Within the nine chapters of this story, the reader will become familiar with a character that is perpetually self-deceiving. While it is humorous–the absurd extent of the hopelessness–the distressing nature of the protagonist is likened to that of Don Quixote. This portrayal by the author of Chinese people of that time period is considered so accurate and alluring that the phrase “you are being Ah Q” has become synonymous with “you are deceiving yourself” and has become a common expression in modern society. As the character faces hardship and even blatant public humiliation, he adamantly claims that he is “certainly fortunate,” despite how obvious it is he is not.
The novel is written by one of the most cherished and admired authors of China’s history, 鲁迅 (lǔ xùn). It can be said that without reading 鲁迅, you can’t understand modern China. Because of his popularity, 鲁迅’s works have been the subject of much debate between the Communist Party and Nationalist Party, as to the actual interpretation of his work, with both sides claiming the true meaning of his work either being Marxist or capitalist in nature. Mao Zedong claimed 鲁迅 to be among his most favored authors.

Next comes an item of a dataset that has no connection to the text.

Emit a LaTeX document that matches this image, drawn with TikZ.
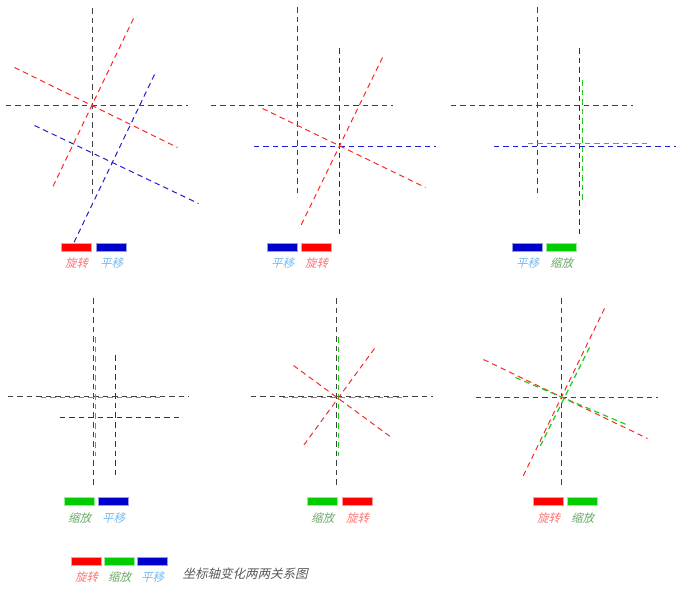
\documentclass[tikz,border=0pt]{standalone}
\usepackage{fontspec}
\newfontfamily\cjk[FakeSlant=0.25]{Noto Sans CJK SC}
\definecolor{rotc}{RGB}{255,0,0}
\definecolor{sclc}{RGB}{0,204,0}
\definecolor{movc}{RGB}{0,0,204}
\definecolor{sclgreen}{RGB}{30,205,30}
\definecolor{movblue}{RGB}{30,30,210}
\begin{document}
\begin{tikzpicture}[x=1pt,y=-1pt,
   base/.style={dash pattern=on 5.5pt off 4pt, line width=1pt},
   axis/.style={base, black!75},
   rotline/.style={base, rotc!85},
   movline/.style={base, movblue},
   sclline/.style={base, sclgreen, line width=1.2pt},
   box/.style={minimum width=30pt, minimum height=8pt, inner sep=0pt, line width=0.5pt},
   rotbox/.style={box, fill=rotc, draw=rotc!40},
   movbox/.style={box, fill=movc, draw=movc!40},
   sclbox/.style={box, fill=sclc, draw=sclc!40},
   txt/.style={font=\cjk\fontsize{11.5}{12}\selectfont, inner sep=0pt},
   rottxt/.style={txt, text=rotc!55},
   movtxt/.style={txt, text=movc!50!cyan!55},
   scltxt/.style={txt, text=sclc!55!black!60}]
\useasboundingbox (0,0) rectangle (680,593);
\begin{scope}[shift={(0.5,0.5)}]

% rotate, then move
\draw[axis] (92,8) -- (92,197);
\draw[axis] (5,105) -- (187,105);
\draw[rotline] (133,18) -- (52,187);
\draw[rotline] (14,67) -- (177,147);
\draw[movline] (154,74) -- (73,243);
\draw[movline] (34,125) -- (198,203);
\node[rotbox] (b11) at (76,247) {};
\node[movbox] (b12) at (111,247) {};
\node[rottxt] (t11) at (76,263) {旋转};
\node[movtxt] (t12) at (111,263) {平移};

% move, then rotate
\draw[axis] (297,7) -- (297,197);
\draw[axis] (210,105) -- (392,105);
\draw[movline] (339,48) -- (339,237);
\draw[movline] (253,146) -- (435,146);
\draw[rotline] (382,57) -- (299,228);
\draw[rotline] (262,108) -- (425,187);
\node[movbox] (b21) at (282,247) {};
\node[rotbox] (b22) at (316,247) {};
\node[movtxt] (t21) at (282,263) {平移};
\node[rottxt] (t22) at (316,263) {旋转};

% move, then scale
\draw[axis] (537,7) -- (537,197);
\draw[axis] (450,105) -- (632,105);
\draw[movline] (579,48) -- (579,237);
\draw[movline] (493,146) -- (675,146);
\draw[sclline] (582,80) -- (582,200);
\draw[sclline] (527,143) -- (647,143);
\node[movbox] (b31) at (527,247) {};
\node[sclbox] (b32) at (561,247) {};
\node[movtxt] (t31) at (527,263) {平移};
\node[scltxt] (t32) at (561,263) {缩放};

% scale, then move
\draw[axis] (93,298) -- (93,487);
\draw[axis] (7,396) -- (188,396);
\draw[sclline] (95,337) -- (95,455);
\draw[sclline] (40,397) -- (160,397);
\draw[movline] (115,355) -- (115,475);
\draw[movline] (59,417) -- (180,417);
\node[sclbox] (b41) at (79,501) {};
\node[movbox] (b42) at (113,501) {};
\node[scltxt] (t41) at (79,518) {缩放};
\node[movtxt] (t42) at (113,518) {平移};

% scale, then rotate
\draw[axis] (336,298) -- (336,487);
\draw[axis] (250,396) -- (432,396);
\draw[sclline] (338,337) -- (338,455);
\draw[sclline] (282,397) -- (402,397);
\draw[rotline] (374,348) -- (303,445);
\draw[rotline] (293,365) -- (391,437);
\node[sclbox] (b51) at (322,501) {};
\node[rotbox] (b52) at (357,501) {};
\node[scltxt] (t51) at (322,518) {缩放};
\node[rottxt] (t52) at (357,518) {旋转};

% rotate, then scale
\draw[axis] (561,298) -- (561,488);
\draw[axis] (475,397) -- (657,397);
\draw[rotline] (604,308) -- (521,479);
\draw[rotline] (483,359) -- (647,438);
\draw[sclline] (589,347) -- (538,449);
\draw[sclline] (515,377) -- (628,425);
\node[rotbox] (b61) at (548,501) {};
\node[sclbox] (b62) at (582,501) {};
\node[rottxt] (t61) at (548,518) {旋转};
\node[scltxt] (t62) at (582,518) {缩放};

% key
\node[rotbox] (k1) at (86,561) {};
\node[sclbox] (k2) at (119,561) {};
\node[movbox] (k3) at (152,561) {};
\node[rottxt] (kt1) at (86,577) {旋转};
\node[scltxt] (kt2) at (119,577) {缩放};
\node[movtxt] (kt3) at (152,577) {平移};
\node[txt, text=black!65, font=\cjk\fontsize{12.5}{13}\selectfont, anchor=west] (title) at (182,573) {坐标轴变化两两关系图};

\end{scope}
\end{tikzpicture}
\end{document}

If you truly claim you understand Chinese culture, then you have read this satire. China’s education system today places a heavy emphasis on understanding what happened to China during the 1800’s and early 1900’s. During the early 1800’s, Chinese people saw themselves as the strongest power, unstoppable and unbeatable. After just a few decades with a number of conflicts with the West, China came toppling down, but the people were in complete denial, just as Ah Q demonstrates again and again in the story.